Qu'il ne saurait donc être contesté que la somme susvisée de 416 767 F doit être prise en compte dans l'appréciation du préjudice de sa réparation.

Considérant qu'il résulte des griefs retenus et du dommage en découlant ainsi que des différents éléments d'information versés aux débats que la Société Varennes Voyages une somme de 100 000 F à titre de dommages et intérêts.

Qu'il convient également d'ordonner non pas l'affichage sollicité mais la publication du dispositif du présent arrêt (par extraits ainsi que demandé par l'appelante).

III - Sur les frais non taxables

Considérant que la Société Varennes Voyages qui succombe, sera déboutée de la demande par elle fondée sur les dispositions de l'article 700 du nouveau Code de Procédure Civile.

Qu'il est, en revanche, équitable d'allouer de ce chef une somme de 20 000 F à la Société Pyramide Voyages.

Par ces motifs, Infirme le jugement entrepris et statuant à nouveau, Dit la demande en concurrence déloyale de la Société Pyramide Voyages recevable et bien fondée, Condamne la Société Varennes Voyages à payer à la Société Pyramide Voyages les sommes de : - cent mille francs (100 000 F) à titre de dommages et intérêts, - vingt mille francs (20 000 F) en vertu de l'article 700 du nouveau Code de Procédure Civile.

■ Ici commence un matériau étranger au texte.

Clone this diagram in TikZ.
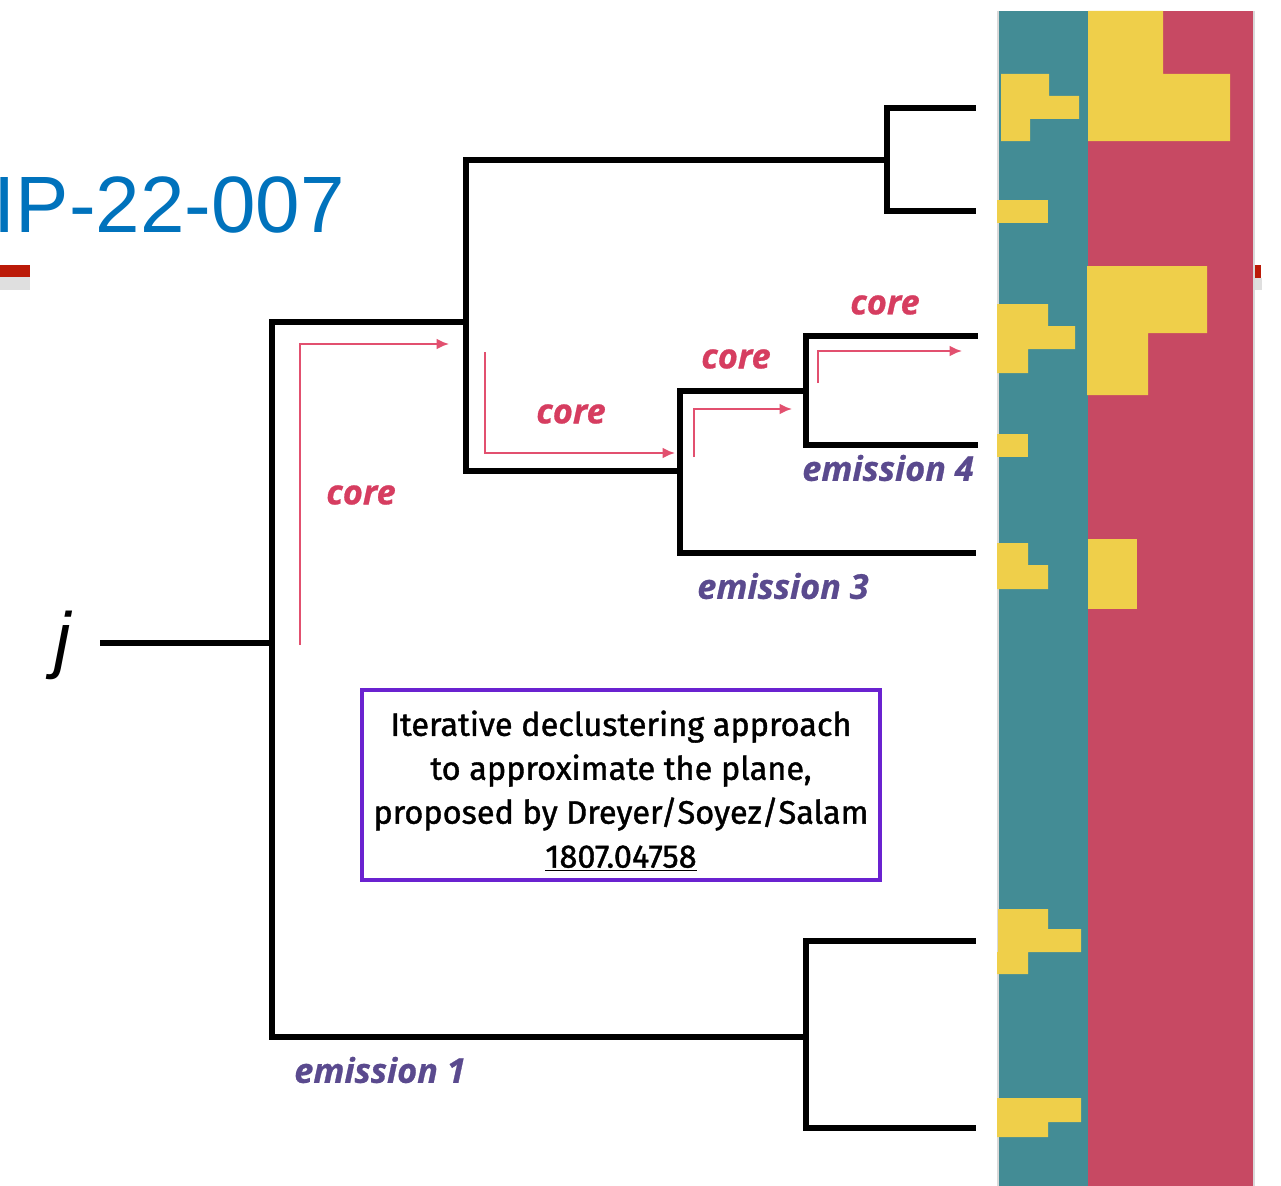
\documentclass[tikz,border=0pt]{standalone}
\usepackage{fontspec}
\setmainfont{Liberation Sans}
\newfontfamily\lblfont[BoldItalicFeatures={FakeBold=0.8}]{Open Sans}
\newfontfamily\boxfont[FakeBold=1.2]{Fira Sans}
\usetikzlibrary{arrows.meta}
\definecolor{titleblue}{HTML}{0072BC}
\definecolor{hdrred}{HTML}{BB1A08}
\definecolor{teal}{HTML}{438C95}
\definecolor{rose}{HTML}{C74963}
\definecolor{ochre}{HTML}{EFCF4A}
\definecolor{corepink}{HTML}{D63D60}
\definecolor{arrowpink}{HTML}{E2506F}
\definecolor{empurple}{HTML}{5A4A8E}
\definecolor{boxpurple}{HTML}{6A22D0}
\tikzset{
  tree/.style={line width=2.9pt, line cap=rect, line join=miter},
  flow/.style={arrowpink, line width=1.1pt, -{Latex[length=7pt,width=6pt]}},
  corelbl/.style={text=corepink, font=\lblfont\bfseries\itshape\fontsize{19.5}{22}\selectfont, inner sep=0pt},
  emlbl/.style={text=empurple, font=\lblfont\bfseries\itshape\fontsize{19.5}{22}\selectfont, inner sep=0pt},
  blob/.style={fill=ochre, draw=none},
}
\begin{document}
\begin{tikzpicture}[x=0.02cm,y=-0.02cm]
\useasboundingbox (0,0) rectangle (1281,1186);
% header remnants
\fill[gray!25] (0,277) rectangle (30,290);
\fill[hdrred] (0,265) rectangle (30,277);
\fill[gray!25] (1255,278) rectangle (1262,290);
\fill[hdrred] (1255,265) rectangle (1261,278);
\node[anchor=base east, text=titleblue, font=\fontsize{45.5}{48}\selectfont, inner sep=0pt] (title) at (345,232) {IP-22-007};
% colour bars
\fill[teal] (998,11) rectangle (1088,1186);
\fill[rose] (1088,11) rectangle (1254,1186);
\draw[gray!30, line width=0.6pt] (998,11) -- (998,1186) (1254,11) -- (1254,1186);
% yellow blobs (teal column)
\fill[blob] (1001,74) -- (1049,74) -- (1049,96) -- (1079,96) -- (1079,119) -- (1030,119) -- (1030,141) -- (1001,141) -- cycle;
\fill[blob] (997,200) rectangle (1048,223);
\fill[blob] (997,304) -- (1048,304) -- (1048,326) -- (1075,326) -- (1075,349) -- (1028,349) -- (1028,373) -- (997,373) -- cycle;
\fill[blob] (997,434) rectangle (1028,457);
\fill[blob] (997,543) -- (1028,543) -- (1028,565) -- (1048,565) -- (1048,589) -- (997,589) -- cycle;
\fill[blob] (998,909) -- (1048,909) -- (1048,929) -- (1081,929) -- (1081,952) -- (1028,952) -- (1028,974) -- (997,974) -- (997,952) -- (998,952) -- cycle;
\fill[blob] (997,1098) -- (1081,1098) -- (1081,1122) -- (1048,1122) -- (1048,1137) -- (997,1137) -- cycle;
% yellow blobs (rose column)
\fill[blob] (1088,11) -- (1163,11) -- (1163,74) -- (1230,74) -- (1230,141) -- (1088,141) -- cycle;
\fill[blob] (1087,266) -- (1207,266) -- (1207,333) -- (1148,333) -- (1148,395) -- (1087,395) -- cycle;
\fill[blob] (1088,539) rectangle (1137,609);
% jet label
\node[font=\itshape\fontsize{42}{44}\selectfont, inner sep=0pt, anchor=base] (j) at (63,664) {j};
% tree coordinates
\coordinate (r0) at (103,643);
\coordinate (r1) at (272,643);
\coordinate (a1) at (272,322);
\coordinate (a2) at (272,1037);
\coordinate (b1) at (466,322);
\coordinate (b0) at (466,160);
\coordinate (b2) at (466,471);
\coordinate (c1) at (887,160);
\coordinate (c0) at (887,108);
\coordinate (c2) at (887,211);
\coordinate (c0e) at (973,108);
\coordinate (c2e) at (973,211);
\coordinate (d1) at (680,471);
\coordinate (d0) at (680,391);
\coordinate (d2) at (680,553);
\coordinate (d2e) at (973,553);
\coordinate (e1) at (806,391);
\coordinate (e0) at (806,336);
\coordinate (e2) at (806,445);
\coordinate (e0e) at (975,336);
\coordinate (e2e) at (975,445);
\coordinate (f1) at (806,1037);
\coordinate (f0) at (806,941);
\coordinate (f2) at (806,1128);
\coordinate (f0e) at (973,941);
\coordinate (f2e) at (973,1128);
% tree
\draw[tree] (r0) -- (r1);
\draw[tree] (a1) -- (a2);
\draw[tree] (a1) -- (b1);
\draw[tree] (b0) -- (b2);
\draw[tree] (b0) -- (c1);
\draw[tree] (c0) -- (c2);
\draw[tree] (c0) -- (c0e);
\draw[tree] (c2) -- (c2e);
\draw[tree] (b2) -- (d1);
\draw[tree] (d0) -- (d2);
\draw[tree] (d0) -- (e1);
\draw[tree] (e0) -- (e2);
\draw[tree] (e0) -- (e0e);
\draw[tree] (e2) -- (e2e);
\draw[tree] (d2) -- (d2e);
\draw[tree] (a2) -- (f1);
\draw[tree] (f0) -- (f2);
\draw[tree] (f0) -- (f0e);
\draw[tree] (f2) -- (f2e);
% flow arrows
\coordinate (p1s) at (300,645); \coordinate (p1c) at (300,344); \coordinate (p1e) at (449,344);
\coordinate (p2s) at (485,352); \coordinate (p2c) at (485,453); \coordinate (p2e) at (675,453);
\coordinate (p3s) at (694,457); \coordinate (p3c) at (694,409); \coordinate (p3e) at (792,409);
\coordinate (p4s) at (818,383); \coordinate (p4c) at (818,351); \coordinate (p4e) at (962,351);
\draw[flow] (p1s) -- (p1c) -- (p1e);
\draw[flow] (p2s) -- (p2c) -- (p2e);
\draw[flow] (p3s) -- (p3c) -- (p3e);
\draw[flow] (p4s) -- (p4c) -- (p4e);
% labels
\node[corelbl] (core1) at (361,495) {core};
\node[corelbl] (core2) at (571,414) {core};
\node[corelbl] (core3) at (736,359) {core};
\node[corelbl] (core4) at (885,305) {core};
\node[emlbl] (em4) at (888,468) {emission 4};
\node[emlbl] (em3) at (783,586) {emission 3};
\node[emlbl] (em1) at (380,1070) {emission 1};
% info box
\node[draw=boxpurple, line width=2.2pt, fill=white, inner sep=0pt,
      minimum width=10.36cm, minimum height=3.8cm] (info) at (621,785) {};
\node[font=\boxfont\fontsize{18.5}{25}\selectfont, align=center, inner sep=0pt] (infotext) at (621,791)
  {Iterative declustering approach\\to approximate the plane,\\proposed by Dreyer/Soyez/Salam\\\underline{1807.04758}};
\end{tikzpicture}
\end{document}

Autorise la Société Pyramide Voyages à publier par extraits, passé le délai de quinze jours à compter de la signification, le dispositif du présent arrêt dans trois périodiques de son choix, aux frais de la Société Varennes Voyages dans la limite d'un coût de 5 000 F HT par insertion, Rejette toutes autres demandes, Condamne la Société Varennes Voyages aux dépens de première instance et d'appel. Admet la SCP Taze Bernard Belfayol Broquet, titulaire d'un office d'avoué, au bénéfice de l'article 699 du nouveau Code de Procédure Civile.